À l'applaudimètre, tous les observateurs en conviennent : Thibault et Fabius ont fait jeu égal à Dijon. Sans complexe, Fabius a dénoncé devant les militants le " projet scandaleux " du gouvernement sur les retraites. " On n'est pas ministre des Finances toute sa vie ", a lâché cyniquement ce chantre du social-libéralisme. " Nous soutenons les organisations syndicales, celles qui jusqu'au bout ont été fidèles au mandat unitaire qu'elles avaient pris ensemble ! ", a-t-il lancé sous une pluie d'applaudissements. L'ancien Premier ministre lorgne l'Élysée depuis la retraite de Jospin. Il adapte son discours, pas plus.
" C'est sympa, la salle applaudit tout et son contraire ", s'amuse Ségolène Royal. " C'est un bon public ! ", renchérit Daniel Vaillant. " C'est le grand paradoxe de ce congrès, note plus sérieusement Christophe Cambadélis. C'est au moment où nous prenons le tournant réformiste que la CGT est acclamée. " Dit autrement : au moment où la majorité du parti se rallie au social-libéralisme. Bras droit de Dominique Strauss-Kahn, Cambadélis préconise, inlassablement, depuis des mois, " la fin du réformisme honteux ". Hollande et les courants qui l'ont rallié à Dijon défendent entièrement ce projet, résumé d'une formule par le Premier secrétaire : " être à gauche autant qu'il est souhaitable, être réformiste autant qu'il est possible ".

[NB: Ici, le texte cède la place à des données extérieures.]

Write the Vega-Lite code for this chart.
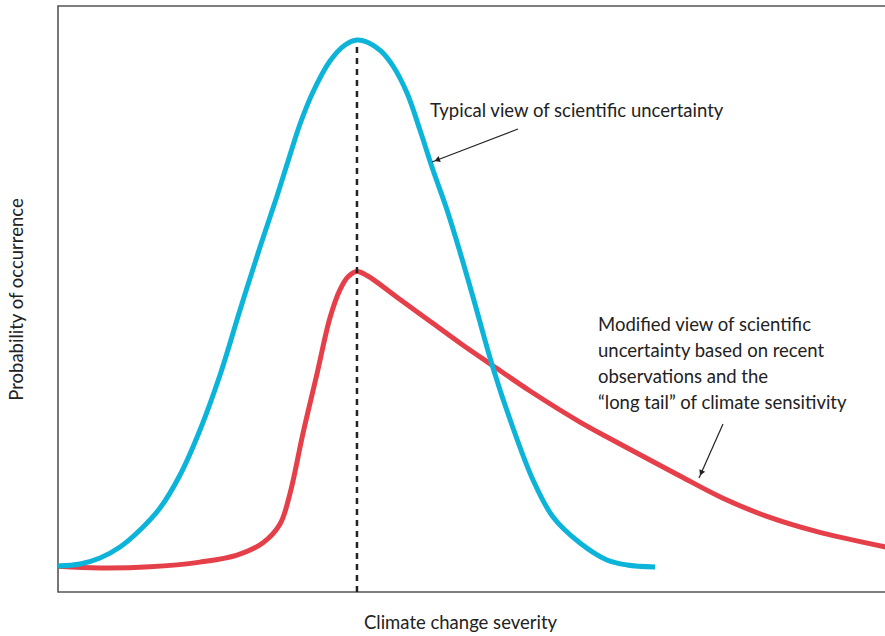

Le congrès a, sans surprise, entériné cette politique. Et c'est le sens de l'absence de la traditionnelle synthèse qui veut que la majorité s'élargisse en intégrant des éléments de l'orientation des courants minoritaires. Rasséréné par les 61 % réalisés sur sa motion, Hollande a jugé plus utile de faire cavalier seul que d'édulcorer les thèses social-libérales de la majorité. D'aucuns parlent d'un recentrage " réformiste " sans s'attarder sur le sens nouveau que recouvre ce terme dans le discours socialiste après vingt années de politique anti-sociale. Les mêmes souvent sont obnubilés par les scores des motions minoritaires du Nouveau Parti socialiste (NPS) et de Nouveau Monde (NM) - respectivement 16,88 % et 16,33 % - comme si celles-ci incarnaient une rupture avec l'orientation des Hollande, DSK et Fabius.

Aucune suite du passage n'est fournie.